Thursday, 3 January 2008

Why Animal and Machine Labour Does Not Produce New Exchange Value

As a starter perhaps for a discussion on this below is a brief discussion I produced a couple of years ago on this question. However, I don't feel it deals with all of the questions raised above in relation, particularly to slave labour.

Why Human Labour Creates Exchange Value and Animal Labour Does Not

Why is human activity value creating labour whilst the activity of say a horse not? Why is human ploughing a field productive of value, whereas a horse ploughing a field is not? Animal labour is productive of value. Cows naturally produce manure in the fields in which they pasture. The manure acts as a fertiliser for the grass, and in doing so it is clearly valuable. But what animals do by such self-activity is produce not exchange-values, but use-values. For economic study what we are interested in is what gives these use values an exchange value. That is the key to the question. It is only humans that engage in conscious exchange. A horse exchanges his activity with its owner in return for food and shelter, but that exchange is not undertaken consciously by the horse on the basis of I will only perform this work if you give me x amount of food and shelter.

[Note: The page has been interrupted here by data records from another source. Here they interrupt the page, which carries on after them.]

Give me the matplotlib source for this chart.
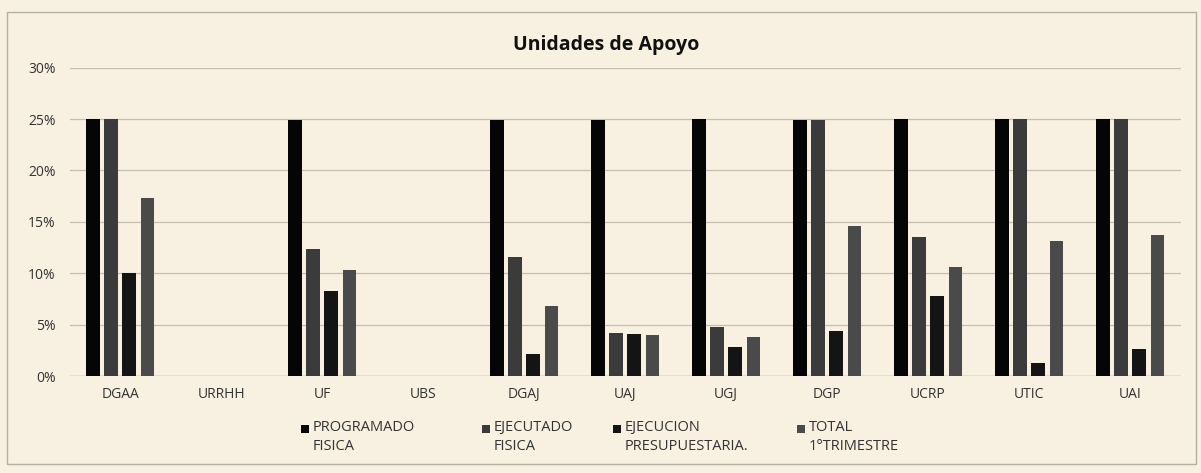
import matplotlib
matplotlib.use("Agg")
import matplotlib.pyplot as plt
import numpy as np
from matplotlib.patches import Rectangle
from matplotlib.ticker import PercentFormatter

categories = ["DGAA", "URRHH", "UF", "UBS", "DGAJ", "UAJ", "UGJ", "DGP", "UCRP", "UTIC", "UAI"]
programado_fisica = [25.0, 0, 24.9, 0, 24.9, 24.9, 25.0, 24.9, 25.0, 25.0, 25.0]
ejecutado_fisica = [25.0, 0, 12.4, 0, 11.6, 4.2, 4.8, 24.9, 13.5, 25.0, 25.0]
ejecucion_presup = [10.0, 0, 8.3, 0, 2.1, 4.1, 2.8, 4.4, 7.8, 1.3, 2.6]
total_trimestre = [17.3, 0, 10.3, 0, 6.8, 4.0, 3.8, 14.6, 10.6, 13.1, 13.7]
series_labels = ["PROGRAMADO\nFISICA", "EJECUTADO\nFISICA", "EJECUCION\nPRESUPUESTARIA.", "TOTAL\n1°TRIMESTRE"]
yticks = [0, 5, 10, 15, 20, 25, 30]

colors = ["#050505", "#3b3b3b", "#141414", "#4a4a4a"]
bg = "#f8f0e1"

plt.rcParams['font.family'] = ['Open Sans', 'DejaVu Sans']

W, H = 1201, 473
fig = plt.figure(figsize=(W / 100, H / 100), dpi=100, facecolor=bg)
ax = fig.add_axes([0.058, 0.205, 0.925, 0.652], facecolor=bg)

x = np.arange(len(categories))
step = 0.18
width = 0.135
series = [programado_fisica, ejecutado_fisica, ejecucion_presup, total_trimestre]
for i, (vals, c) in enumerate(zip(series, colors)):
    ax.bar(x + (i - 1.5) * step, vals, width=width, color=c, zorder=3)

ax.set_xlim(-0.5, len(categories) - 0.5)
ax.set_ylim(0, 30)
ax.set_yticks(yticks)
ax.yaxis.set_major_formatter(PercentFormatter(decimals=0))
ax.set_xticks(x)
ax.set_xticklabels(categories, fontsize=10, color="#333333")
ax.tick_params(axis='y', labelsize=10, colors="#333333", length=0, pad=10)
ax.tick_params(axis='x', length=0, pad=8)
ax.grid(axis='y', color="#c4beb3", linewidth=0.9, zorder=0)
for s in ax.spines.values():
    s.set_visible(False)
ax.axhline(0, color="#b8b2a8", linewidth=1, zorder=1)

fig.text(0.505, 0.905, "Unidades de Apoyo", ha='center', va='center', fontsize=14,
         fontweight='bold', color="#111111")

# legend drawn as patches + text (marker aligned with first line, as in the reference)
leg_x = [301, 482, 613, 797]
for lx, lab, c in zip(leg_x, series_labels, colors):
    fig.patches.append(Rectangle(((lx) / W, 1 - 433 / H), 8 / W, 8 / H,
                                 transform=fig.transFigure, facecolor=c, edgecolor='none'))
    fig.text((lx + 12) / W, 1 - 420 / H, lab, ha='left', va='top', fontsize=10.5,
             color="#333333", linespacing=1.35)

fig.patches.append(Rectangle((0.006, 0.02), 0.99, 0.955, transform=fig.transFigure,
                             fill=False, edgecolor="#b5b0a6", linewidth=1))

fig.savefig("out.png", dpi=100, facecolor=bg)
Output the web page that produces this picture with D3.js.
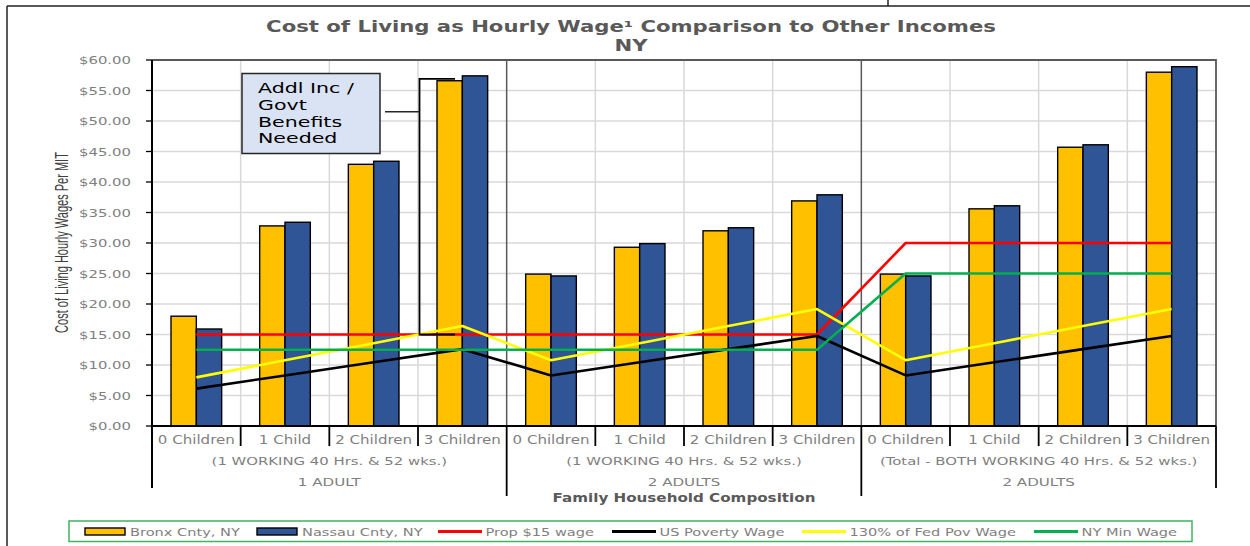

Take a situation of a horse in one field and a man in another. The horse is not self-aware. It acts to satisfy basic needs e.g. eating. When it eats grass it does so to meet its need for food. For the horse the grass is value, but it is use-value not exchange value i.e. the horse derives utility, usefulness from the food just as a man does, but the horse does not consider the food something it can exchange. The horse does not think, “If I pull this apple from this tree I can exchange it for a bundle of hay, that I would prefer to have, with someone who prefers the apple.” In short the horse does not consider its actions in respect of the time they take and the benefits they confer. Even less does the horse consider how it can increase its productive capacity. If we go a step further and consider the actions of a machine then even less can its actions be considered equivalent to labour as creating exchange value because there is a complete absence of neurological activity.

Why is this important? Because at root the determination of exchange value by labour-time resolves itself as the individual considering the amount of time they have to give up in order to achieve a given end. If it takes 6 months labour to produce 1cwt. of potatoes, but 2cwt. of carrots and I choose to produce potatoes that reflects the fact I prefer potatoes. If someone wishes to get me to exchange my potatoes for carrots they would have to offer me at least 2cwt. of carrots i.e. equal to the carrots I could have produced for myself in the time it took me to produce the potatoes. At a period in time when the vast majority of production is at this kind of individual level i.e. peasant families producing to meet their own needs, then concern for exact exchange relations may not be important. I might decide if I have an accidental surplus to exchange it for something I want whatever the exchange rate. But this situation changes as soon as trade begins to develop, and merchants arise whose sole business is to know the true values of goods in order to make a profit. A merchant is the perfect person to arbitrage the labour of one individual against another, one village with another etc. If two villages produce cloth and flour but at different levels of efficiency a merchant can make a profit by trading off these variations. If A produces 1 cwt. of flour in 100 hours, and 100 yds. of linen in 120 hours, whilst B produces 1cwt. of flour in 120 hours, and 100 yds. of linen in 100 hours then a merchant can buy 1 cwt of flour from A and exchange it with B for cloth that would take it up to 120 hours to produce (the equivalent amount of time it would need to give up to produce the flour). If the merchant then takes the 120 yds of linen acquired from B he can then exchange it for 1.44 cwts. of flour with A (the equivalent of the 144 hours it would have taken them to produce 120 yds of linen. In short it is this calculation of how much time those doing the exchanging would have to have given up to produce what is acquired which is the basis of the exchange value they place on the goods exchanged. A horse or cow or donkey makes no such calculation and therefore its activity can never be a source of exchange-value, only of use-value.

Once more than two producers enter the equation then A is no longer constrained to exchange with B, and vice versa. Competition between the various parties thereby ensures that the actual rates of exchange between all parties are forced down to the average time required for production of each commodity, so that the comparative advantage situation above out of which the merchant is able to make a profit by arbitrage disappears.